John F. W. Rogers


John Francis William Rogers is an American businessman, serving as Executive Vice President, Chief of Staff and Secretary to the Board of Goldman Sachs.

Early life

Rogers was born in Seneca Falls, New York on April 15, 1956 where his father owned a wholesale frozen foods business and his mother was a dental hygienist. He is a graduate of the George Washington University.

Career

Rogers has held numerous posts in U.S. government including research assistant for President Gerald Ford's director of communications David Gergen, assistant to President Ronald Reagan, and when Reagan's chief of staff James Baker became Secretary of the Treasury, he took Rogers with him to the Treasury where Rogers was the Assistant Secretary of the Treasury from 1985 to 1987. From 1991 to 1993, during George H. W. Bush's administration, he served as Under Secretary of State for Management.
In 1994, Rogers joined Goldman Sachs in the Fixed Income Division and eventually became the Chief of Staff to CEOs Jon S. Corzine, Henry Paulson, Lloyd Blankfein, and David M. Solomon.
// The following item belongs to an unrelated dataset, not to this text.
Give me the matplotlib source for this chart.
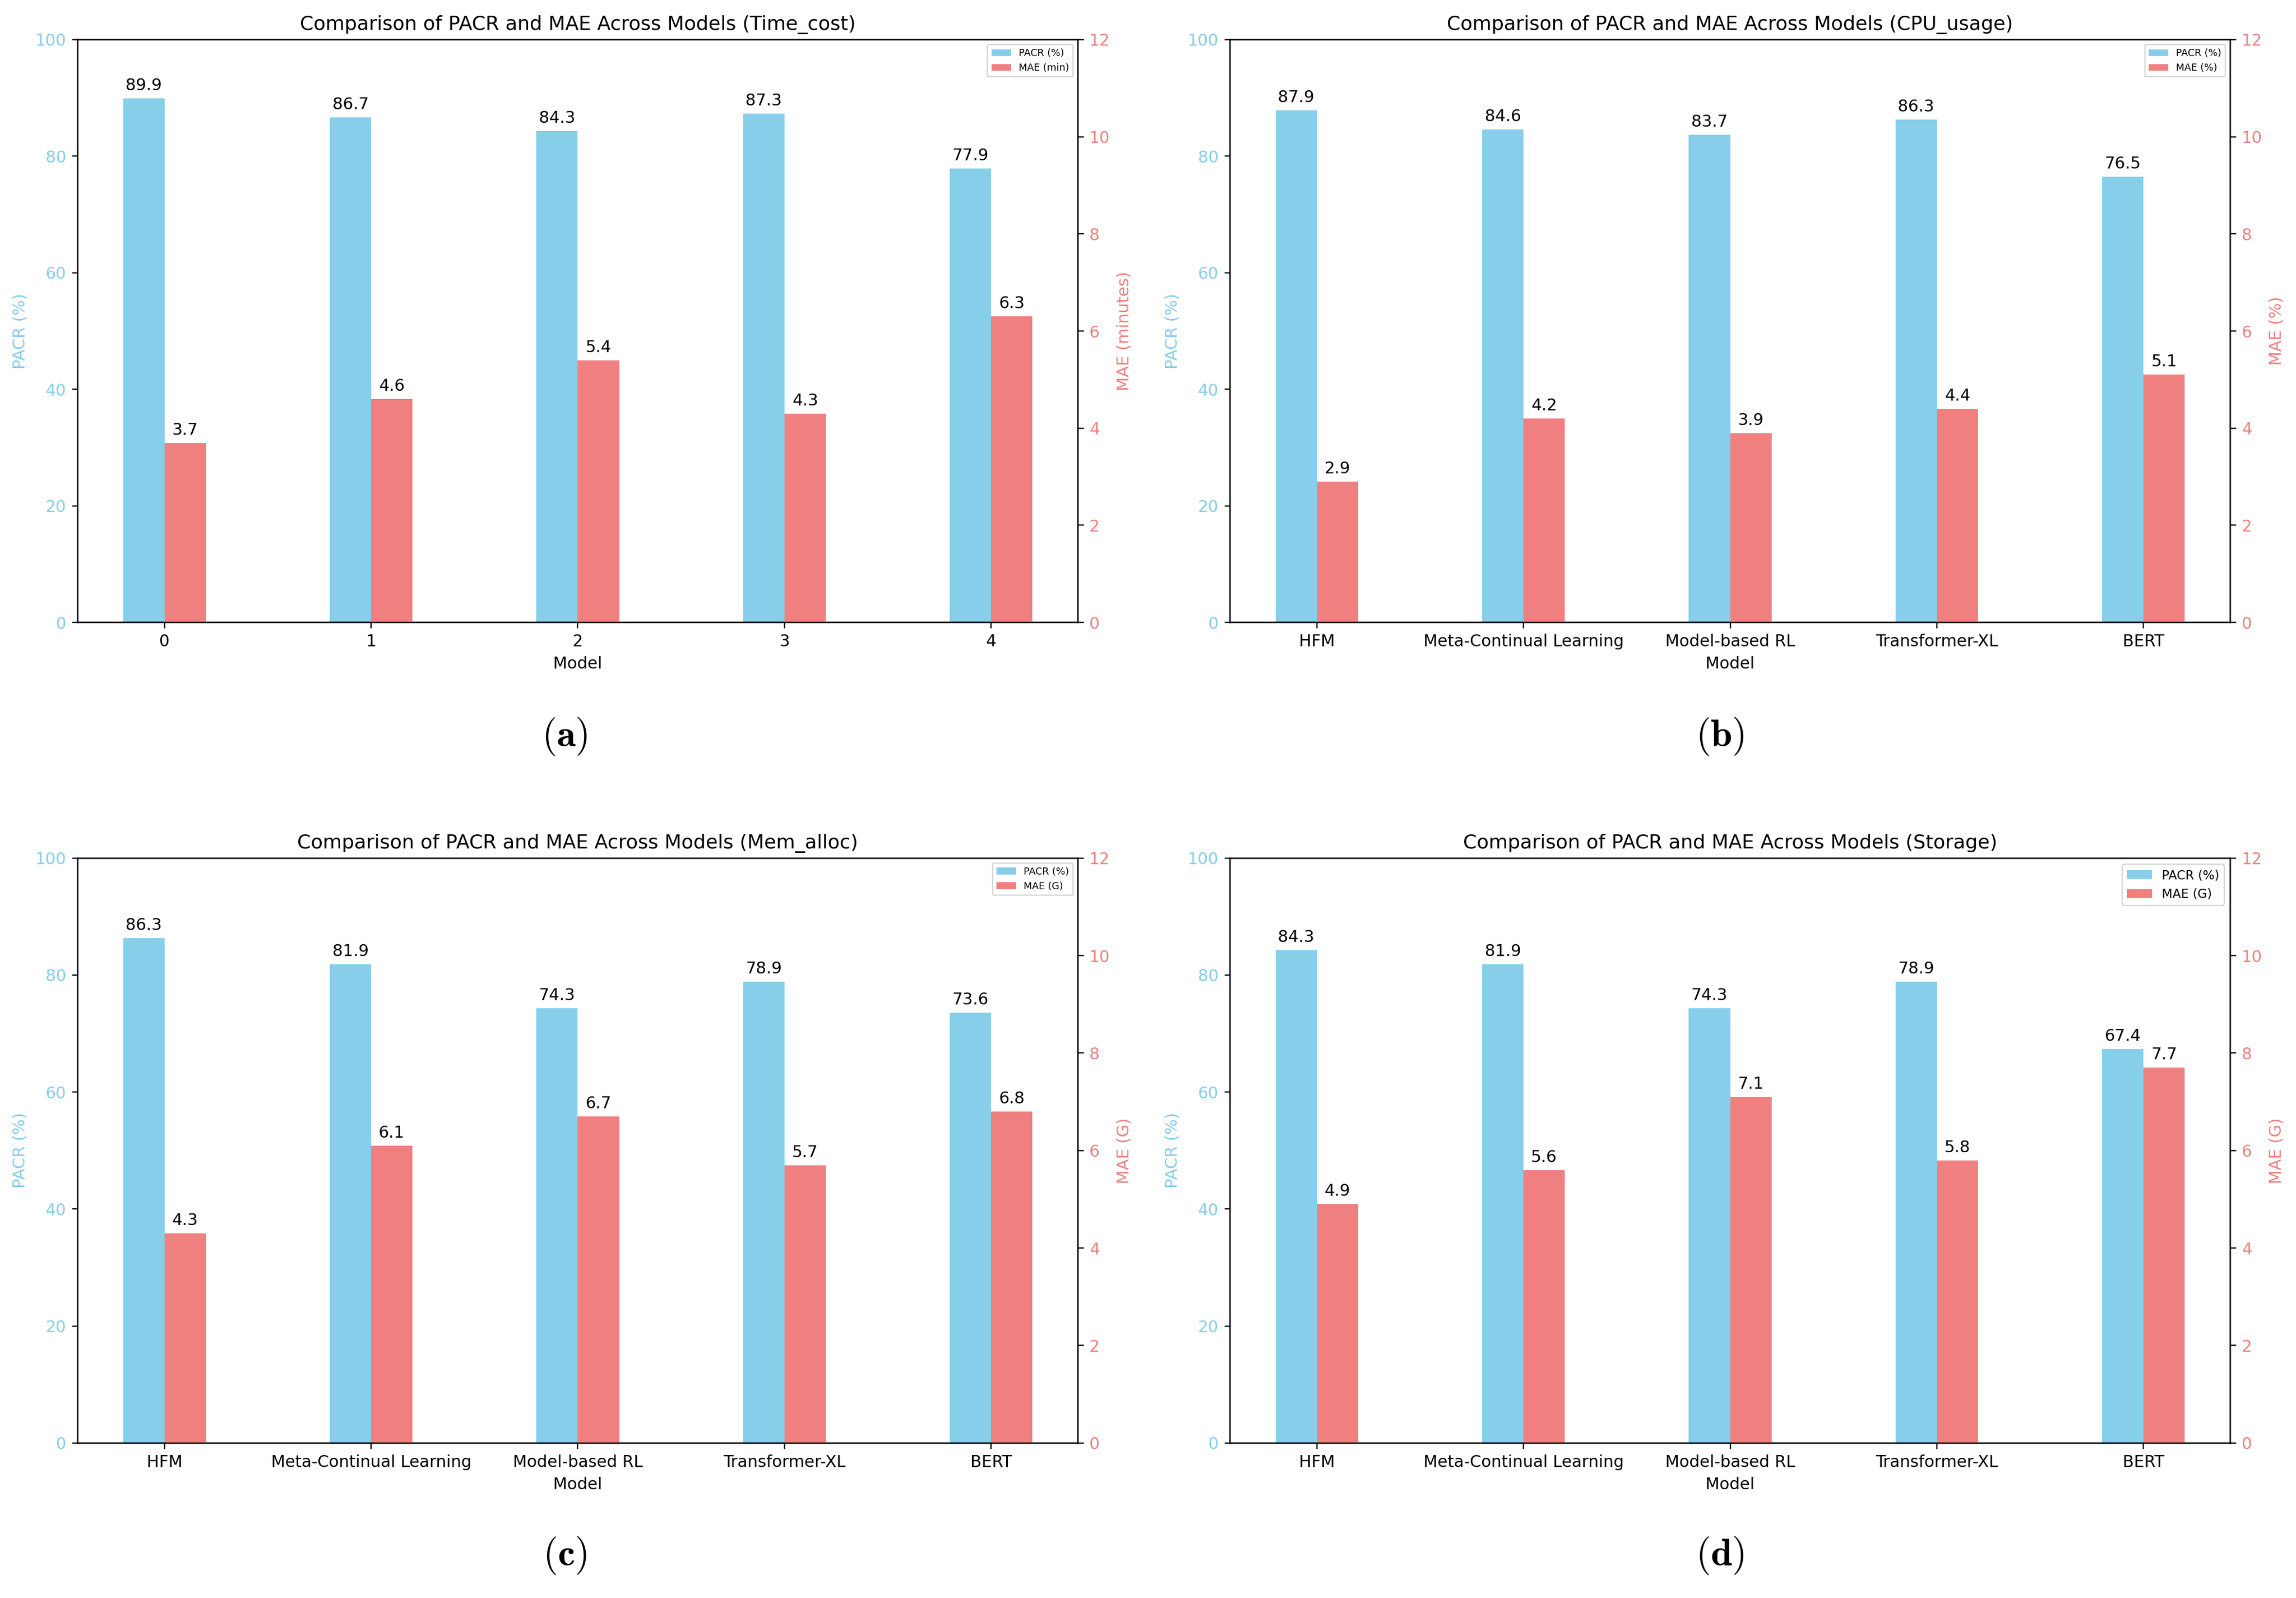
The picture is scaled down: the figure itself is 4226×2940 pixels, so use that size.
import matplotlib
matplotlib.use('Agg')
import matplotlib.pyplot as plt
import numpy as np

plt.rcParams['mathtext.fontset'] = 'cm'

models = ['HFM', 'Meta-Continual Learning', 'Model-based RL', 'Transformer-XL', 'BERT']
tick_a = ['0', '1', '2', '3', '4']

pacr_time = [89.9, 86.7, 84.3, 87.3, 77.9]
mae_time = [3.7, 4.6, 5.4, 4.3, 6.3]
pacr_cpu = [87.9, 84.6, 83.7, 86.3, 76.5]
mae_cpu = [2.9, 4.2, 3.9, 4.4, 5.1]
pacr_mem = [86.3, 81.9, 74.3, 78.9, 73.6]
mae_mem = [4.3, 6.1, 6.7, 5.7, 6.8]
pacr_sto = [84.3, 81.9, 74.3, 78.9, 67.4]
mae_sto = [4.9, 5.6, 7.1, 5.8, 7.7]

titles = ['Time_cost', 'CPU_usage', 'Mem_alloc', 'Storage']
mae_ylabels = ['MAE (minutes)', 'MAE (%)', 'MAE (G)', 'MAE (G)']
mae_legend = ['MAE (min)', 'MAE (%)', 'MAE (G)', 'MAE (G)']
captions = ['(a)', '(b)', '(c)', '(d)']

s = 0.72  # panels were shrunk when placed in the figure
fs = 10 * s

fig = plt.figure(figsize=(4226 / 300, 2940 / 300), dpi=300)

rects = [[0.0338, 0.6105, 0.4357, 0.3647],
         [0.5357, 0.6105, 0.4357, 0.3647],
         [0.0338, 0.0970, 0.4357, 0.3660],
         [0.5357, 0.0970, 0.4357, 0.3660]]
cap_pos = [(0.246, 0.539), (0.749, 0.539), (0.246, 0.0265), (0.749, 0.0265)]

panels = [(tick_a, pacr_time, mae_time),
          (models, pacr_cpu, mae_cpu),
          (models, pacr_mem, mae_mem),
          (models, pacr_sto, mae_sto)]

w = 0.2
for i, (labels, pacr, mae) in enumerate(panels):
    ax1 = fig.add_axes(rects[i])
    ax2 = ax1.twinx()
    x = np.arange(len(labels))
    b1 = ax1.bar(x - w / 2, pacr, w, color='skyblue', label='PACR (%)')
    b2 = ax2.bar(x + w / 2, mae, w, color='lightcoral', label=mae_legend[i])
    ax1.set_ylim(0, 100)
    ax2.set_ylim(0, 12)
    ax1.set_xticks(x)
    ax1.set_xticklabels(labels, fontsize=fs)
    ax1.set_xlabel('Model', fontsize=fs, labelpad=4 * s)
    ax1.set_ylabel('PACR (%)', color='skyblue', fontsize=fs, labelpad=4 * s)
    ax2.set_ylabel(mae_ylabels[i], color='lightcoral', fontsize=fs, labelpad=4 * s)
    ax1.tick_params(axis='y', labelcolor='skyblue')
    ax2.tick_params(axis='y', labelcolor='lightcoral')
    for a in (ax1, ax2):
        a.tick_params(labelsize=fs, length=3.5 * s, width=0.8 * s, pad=3.5 * s)
        for sp in a.spines.values():
            sp.set_linewidth(0.8 * s)
    ax1.set_title('Comparison of PACR and MAE Across Models (%s)' % titles[i],
                  fontsize=12 * s, pad=6 * s)
    for r in b1:
        ax1.annotate('%.1f' % r.get_height(), (r.get_x() + r.get_width() / 2, r.get_height()),
                     xytext=(0, 3 * s), textcoords='offset points',
                     ha='center', va='bottom', fontsize=fs)
    for r in b2:
        ax2.annotate('%.1f' % r.get_height(), (r.get_x() + r.get_width() / 2, r.get_height()),
                     xytext=(0, 3 * s), textcoords='offset points',
                     ha='center', va='bottom', fontsize=fs)
    lfs = 7.6 * s if i == 3 else 6 * s
    leg = ax1.legend([b1, b2], ['PACR (%)', mae_legend[i]], loc='upper right',
                     fontsize=lfs)
    leg.get_frame().set_linewidth(0.8 * s)
    fig.text(cap_pos[i][0], cap_pos[i][1], r'$\mathbf{%s}$' % captions[i],
             ha='center', va='center', fontsize=17)

fig.savefig('out.png', dpi=300)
He was made a partner in 2000, and "has no revenue-generating responsibilities and strives to have virtually no public profile." He is said to have been United States Treasury Secretary Paulson's closest advisor while at Goldman, as well as a member of United States Secretary of State James Baker's inner circle.
In 2011, CEO Lloyd Blankfein named Rogers one of the eleven executives of the firm. As of 2019, he was executive vice president, chief of staff and secretary to the Board of Directors at Goldman as well as serving as Chairman of the Board of Directors of the Atlantic Council, the American Atlanticist international affairs think tank.

Personal life

Rogers owns a home on Embassy Row in Washington, D.C. and is married to Deborah Lehr, with whom he has two children. Lehr, a journalist with Huffington Post, was a former senior negotiator in the Clinton Administration on China trade policy. In 2018, Rogers and Lehr attended President Trump's state dinner with President Emmanuel Macron of France.
According to a 2006 profile in The New York Times, Rogers, who is interested in historic preservation, "does not welcome public scrutiny" and hates being photographed. His friends "compare him to the George Smiley character in John le Carré's spy novels. Mr. Rogers, a slight, retiring man with a preference for tan raincoats, brings the kind of technical staff expertise and, his friends say, the ability to gravitate toward the seat of power in bureaucracies that recall Le Carré's spymaster."